The candles in the churches are out,
The stars have gone out in the sky.
Blow on the coal of the heart
And we’ll see by and by…
Rabbi Harold Kushner quotes Archibald MacLeish’s play J.B. in his work When Bad Thing Happen to Good People, to illustrate that where power ends, love begins. When the lights have gone out, we will blow on faint ashes to give them life. When darkness descends it comes to the forefront, and we must confront this darkness directly and honestly, in all its unfairness and unknowingness. Yet we must also try to keep a perspective of the light, however faint it may seem, in the throes of despair. We must gently blow on it until it kindles and bursts forth into fire.
Kushner’s main theme in this work is giving up God’s omnipotence for his compassion. The world runs off of natural laws, and is mostly an orderly, good place. Yet there also exists a part that is chaotic, and it is in the chaotic realm that suffering occurs. Suffering due to death, illness, loss. Kushner believes that these bad things don’t happen because of God, that He can neither cause nor intervene in them. It is inevitable to feel angry when we are hurt, and rather than being angry at God, it makes more sense to be angry at the situation along with God – God feels angry just as we do by the unfairness and tragedies around us. Suffering does not have inherent meaning in the ‘why?’, but meaning can be found in the ‘what do I do with this suffering now?’ God’s role is in helping the sufferer, giving him courage, strength, and hope. Prayer then is something that changes us internally, rather than changing things externally.
This view is not unique or new, but Kushner gently unfolds it through his narrative. I don’t know if it’s possible to reconcile theologically the idea of a God who is not omnipotent. It is difficult not to pray for miracles which according to Kushner exist in the chaotic realm and therefore un-pray-able in a way (miracles cannot be attributed to God, but rather to that same chaotic realm. It would be a fallacy to think that some people are granted miracles while others are not. Just as natural calamities make no distinction of whom they target, neither do miracles.)

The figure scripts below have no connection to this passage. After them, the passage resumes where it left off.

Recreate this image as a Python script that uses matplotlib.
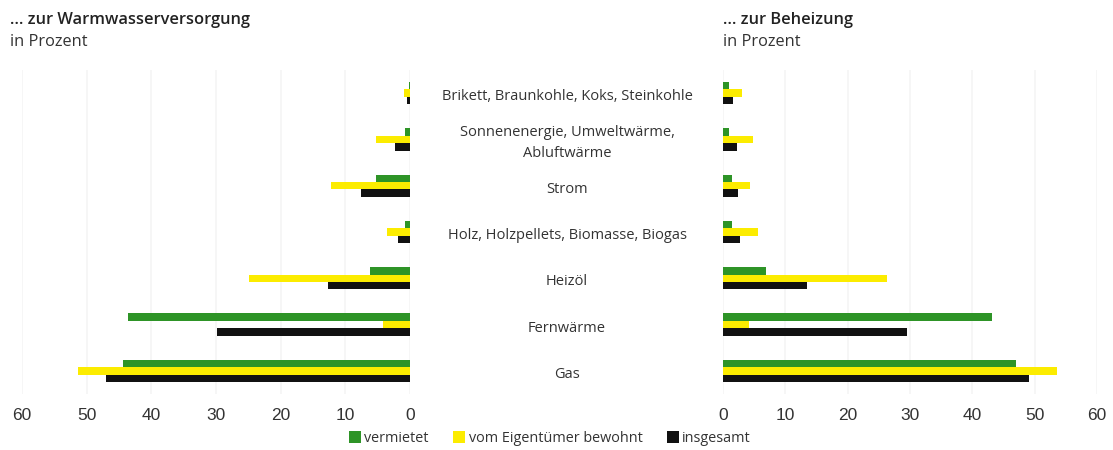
import matplotlib
matplotlib.use("Agg")
import matplotlib.pyplot as plt
import numpy as np
from matplotlib.patches import Patch

categories = ["Gas", "Fernwärme", "Heizöl", "Holz, Holzpellets, Biomasse, Biogas",
              "Strom", "Sonnenenergie, Umweltwärme,\nAbluftwärme",
              "Brikett, Braunkohle, Koks, Steinkohle"]
series = ["vermietet", "vom Eigentümer bewohnt", "insgesamt"]

# Warmwasserversorgung
ww_vermietet = [44.4, 43.6, 6.2, 0.8, 5.3, 0.8, 0.1]
ww_eigentuemer = [51.4, 4.2, 24.9, 3.6, 12.2, 5.3, 0.9]
ww_insgesamt = [47.0, 29.8, 12.7, 1.8, 7.6, 2.3, 0.4]

# Beheizung
bh_vermietet = [47.0, 43.2, 6.9, 1.5, 1.4, 1.0, 1.0]
bh_eigentuemer = [53.6, 4.2, 26.3, 5.6, 4.4, 4.8, 3.1]
bh_insgesamt = [49.1, 29.5, 13.4, 2.8, 2.4, 2.2, 1.6]

ticks = [0, 10, 20, 30, 40, 50, 60]

colors = ["#2e9427", "#fcec00", "#111111"]
text_col = "#333333"

fig = plt.figure(figsize=(11.13, 4.5), dpi=100)
axL = fig.add_axes([22/1113, 1-394/450, 388/1113, 324/450])
axR = fig.add_axes([723/1113, 1-394/450, 374/1113, 324/450])

y = np.arange(len(categories))
h = 0.16
offs = [h, 0, -h]

for ax, data in [(axL, [ww_vermietet, ww_eigentuemer, ww_insgesamt]),
                 (axR, [bh_vermietet, bh_eigentuemer, bh_insgesamt])]:
    for vals, off, c, lab in zip(data, offs, colors, series):
        ax.barh(y + off, vals, height=h, color=c, label=lab, zorder=3)
    ax.set_xlim(0, 60)
    ax.set_ylim(-0.5, 6.5)
    ax.set_xticks(ticks)
    ax.set_xticklabels([str(t) for t in ticks], fontsize=12.5, color=text_col,
                       family="Liberation Sans")
    ax.tick_params(axis="x", length=0, pad=10)
    ax.set_yticks([])
    for s in ax.spines.values():
        s.set_visible(False)
    ax.grid(axis="x", color="#f5f5f5", linewidth=1.2, zorder=0)

axL.invert_xaxis()

# category labels in the middle
for yi, cat in zip(y, categories):
    axL.annotate(cat, xy=(0, yi), xycoords="data", xytext=(567, -2.5),
                 textcoords=("figure pixels", "offset points"),
                 ha="center", va="center", fontsize=10.5, color=text_col,
                 family="Open Sans", linespacing=1.5)

fig.text(10/1113, 1-20/450, "... zur Warmwasserversorgung", fontsize=11.8,
         fontweight="semibold", family="Open Sans", color="#222222", va="center")
fig.text(10/1113, 1-42/450, "in Prozent", fontsize=11.8, family="Open Sans",
         color="#333333", va="center")
fig.text(723/1113, 1-20/450, "... zur Beheizung", fontsize=11.8,
         fontweight="semibold", family="Open Sans", color="#222222", va="center")
fig.text(723/1113, 1-42/450, "in Prozent", fontsize=11.8, family="Open Sans",
         color="#333333", va="center")

handles = [Patch(facecolor=c, edgecolor="none") for c in colors]
fig.legend(handles, series, loc="center", bbox_to_anchor=(550/1113, 1-438/450),
           ncol=3, frameon=False, handlelength=0.8, handleheight=0.9,
           handletextpad=0.25, columnspacing=1.7,
           prop={"family": "Open Sans", "size": 10.4})
for t in fig.legends[0].get_texts():
    t.set_color(text_col)

fig.savefig("out.png", dpi=100)
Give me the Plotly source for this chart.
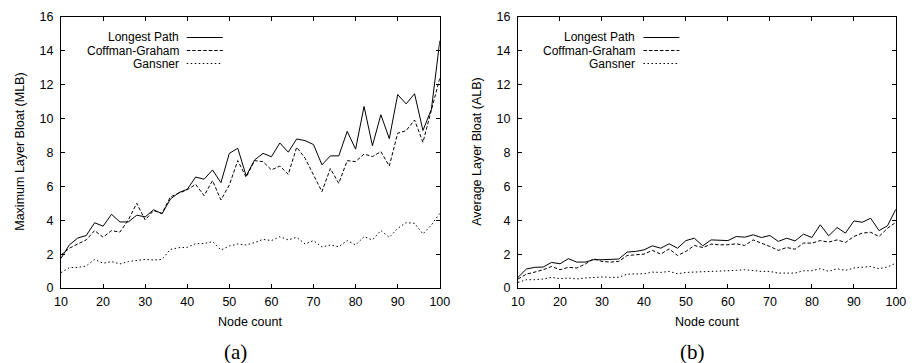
import plotly.graph_objects as go

nodes = list(range(10, 101, 2))

# (a) Maximum Layer Bloat
mlb_longest = [1.75, 2.55, 2.95, 3.1, 3.85, 3.65, 4.35, 3.9, 3.9, 4.3, 4.2, 4.62, 4.38, 5.25, 5.63, 5.83,
               6.55, 6.42, 6.97, 6.22, 7.95, 8.25, 6.62, 7.56, 7.95, 7.75, 8.56, 8.02, 8.8, 8.7, 8.47,
               7.27, 7.8, 7.8, 9.25, 8.2, 10.72, 8.4, 10.23, 8.82, 11.42, 10.87, 11.47, 9.3, 10.55, 14.6]
mlb_coffman = [1.95, 2.35, 2.6, 2.84, 3.39, 3.0, 3.39, 3.3, 4.02, 5.0, 4.02, 4.57, 4.41, 5.38, 5.6, 5.8,
               6.12, 5.45, 6.34, 5.2, 6.08, 7.52, 6.54, 7.52, 7.46, 6.97, 7.2, 6.71, 8.31, 7.66, 6.67,
               5.69, 7.05, 6.18, 7.52, 7.46, 7.91, 7.76, 8.05, 7.2, 9.14, 9.29, 9.92, 8.6, 10.5, 12.38]
mlb_gansner = [0.91, 1.2, 1.22, 1.3, 1.69, 1.46, 1.56, 1.42, 1.56, 1.61, 1.69, 1.65, 1.69, 2.28, 2.38, 2.4,
               2.62, 2.62, 2.74, 2.24, 2.48, 2.6, 2.54, 2.68, 2.87, 2.8, 3.03, 2.84, 2.99, 2.6, 2.8,
               2.42, 2.54, 2.44, 2.8, 2.54, 3.03, 2.84, 3.39, 2.99, 3.52, 3.86, 3.82, 3.19, 3.72, 4.41]

# (b) Average Layer Bloat
alb_longest = [0.63, 1.12, 1.22, 1.24, 1.51, 1.43, 1.73, 1.53, 1.53, 1.67, 1.67, 1.67, 1.71, 2.12, 2.16, 2.25,
               2.49, 2.35, 2.61, 2.35, 2.8, 2.94, 2.49, 2.84, 2.84, 2.8, 3.04, 3.0, 3.14, 2.98, 3.1,
               2.75, 2.94, 2.78, 3.18, 2.98, 3.73, 3.08, 3.57, 3.24, 3.96, 3.88, 4.12, 3.39, 3.67, 4.65]
alb_coffman = [0.53, 0.82, 0.94, 1.08, 1.27, 1.08, 1.22, 1.18, 1.41, 1.73, 1.57, 1.53, 1.57, 1.92, 1.96, 2.0,
               2.22, 2.0, 2.31, 1.92, 2.16, 2.51, 2.39, 2.59, 2.55, 2.55, 2.61, 2.51, 2.84, 2.65, 2.45,
               2.22, 2.39, 2.29, 2.65, 2.65, 2.8, 2.71, 2.84, 2.69, 3.04, 3.24, 3.29, 3.04, 3.53, 3.88]
alb_gansner = [0.33, 0.49, 0.49, 0.53, 0.63, 0.55, 0.59, 0.53, 0.59, 0.63, 0.65, 0.63, 0.63, 0.82, 0.82, 0.84,
               0.94, 0.92, 0.98, 0.84, 0.92, 0.94, 0.94, 0.98, 0.98, 0.98, 1.04, 1.08, 1.02, 0.98, 0.98,
               0.88, 0.88, 0.88, 1.02, 1.02, 1.14, 0.98, 1.14, 1.04, 1.18, 1.24, 1.27, 1.14, 1.24, 1.47]

series_names = ["Longest Path", "Coffman-Graham", "Gansner"]
dashes = ["solid", "3.5px,2px", "1.5px,2.5px"]
x_ticks = list(range(10, 101, 10))
y_ticks = list(range(0, 17, 2))
panel_labels = ["(a)", "(b)"]
y_titles = ["Maximum Layer Bloat (MLB)", "Average Layer Bloat (ALB)"]
x_title = "Node count"

FONT = "Liberation Sans, Arial, Helvetica, sans-serif"
FS = 12.5
LEG_FS = 12

fig = go.Figure()
panels = [(mlb_longest, mlb_coffman, mlb_gansner), (alb_longest, alb_coffman, alb_gansner)]
for p, data in enumerate(panels):
    xa = "x" if p == 0 else "x2"
    ya = "y" if p == 0 else "y2"
    for vals, name, dash in zip(data, series_names, dashes):
        fig.add_trace(go.Scatter(x=nodes, y=vals, mode="lines", name=name, showlegend=False,
                                 xaxis=xa, yaxis=ya,
                                 line=dict(color="black", width=1, dash=dash)))

axis_common = dict(showgrid=False, zeroline=False, showline=True, linecolor="black", linewidth=1,
                   mirror="ticks", ticks="inside", ticklen=4, tickcolor="black", tickwidth=1,
                   tickfont=dict(family=FONT, size=FS, color="black"))

W, H = 914, 363
doms = [(55 / W, 441 / W), (520.7 / W, 905.7 / W)]

fig.update_layout(
    width=W, height=H,
    margin=dict(l=0, r=0, t=17, b=75),
    paper_bgcolor="white", plot_bgcolor="white",
    showlegend=False,
    xaxis=dict(domain=doms[0], range=[10, 100], tickvals=x_ticks, anchor="y", ticklabelstandoff=2, **axis_common),
    yaxis=dict(domain=[0, 1], range=[0, 16], tickvals=y_ticks, anchor="x", ticklabelstandoff=4, **axis_common),
    xaxis2=dict(domain=doms[1], range=[10, 100], tickvals=x_ticks, anchor="y2", ticklabelstandoff=2, **axis_common),
    yaxis2=dict(domain=[0, 1], range=[0, 16], tickvals=y_ticks, anchor="x2", ticklabelstandoff=4, **axis_common),
)

plot_h = H - 17 - 75
annotations = []
shapes = []
for p in range(2):
    d0, d1 = doms[p]
    cx = (d0 + d1) / 2
    # x-axis title
    annotations.append(dict(text=x_title, x=cx, y=(288 - 322) / plot_h, xref="paper", yref="paper",
                            showarrow=False, xanchor="center", yanchor="middle",
                            font=dict(family=FONT, size=FS, color="black")))
    # panel label
    annotations.append(dict(text=panel_labels[p], x=cx - 15 / W, y=(288 - 352) / plot_h, xref="paper", yref="paper",
                            showarrow=False, xanchor="center", yanchor="middle",
                            font=dict(family="Liberation Serif, DejaVu Serif, serif", size=21, color="black")))
    # y-axis title
    annotations.append(dict(text=y_titles[p], x=(d0 * W - 42) / W, y=(288 - 152) / plot_h, xref="paper", yref="paper",
                            showarrow=False, textangle=-90, xanchor="center", yanchor="middle",
                            font=dict(family=FONT, size=FS, color="black")))
    # legend
    xr = "x domain" if p == 0 else "x2 domain"
    yr = "y domain" if p == 0 else "y2 domain"
    rows = [1 - 20.5 / plot_h, 1 - 33.5 / plot_h, 1 - 46.5 / plot_h]
    for name, dash, ry in zip(series_names, dashes, rows):
        annotations.append(dict(text=name, x=0.313, y=ry, xref=xr, yref=yr, showarrow=False,
                                xanchor="right", yanchor="middle", borderpad=0,
                                font=dict(family=FONT, size=LEG_FS, color="black")))
        shapes.append(dict(type="line", xref=xr, yref=yr, x0=0.332, x1=0.427, y0=ry, y1=ry,
                           line=dict(color="black", width=1, dash=dash)))

fig.update_layout(annotations=annotations, shapes=shapes)
fig.write_html("out.html")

I don’t know how much I agree or disagree with these ideas. I agree with suffering and calamities being unprejudiced and unfair, but what I am unsure about is whether how we view omnipotence isn’t flawed. The God I believe in is still theologically omnipotent, even though I am not sure what the consequences of that omnipotence are, what it truly means. Yet, Kushner from the get go explained that this was not a theological work, but something deeply personal following the death of his child who suffered from progeria, a rare disease resulting in rapid aging. For those who are angry at God for neither directly nor indirectly acting, Kushner’s work is a solace in moving beyond anger at God to anger with God. If we envision our belief in God as a relationship, which it is, then relationships evolve, and this is perhaps the first step in moving away from hurt and anger. I wonder what the next step or steps would be in this evolution, perhaps it would be the searching of God’s omnipotence beyond the childhood prayer-as-candy notion, and how it would look like through another humane narrative.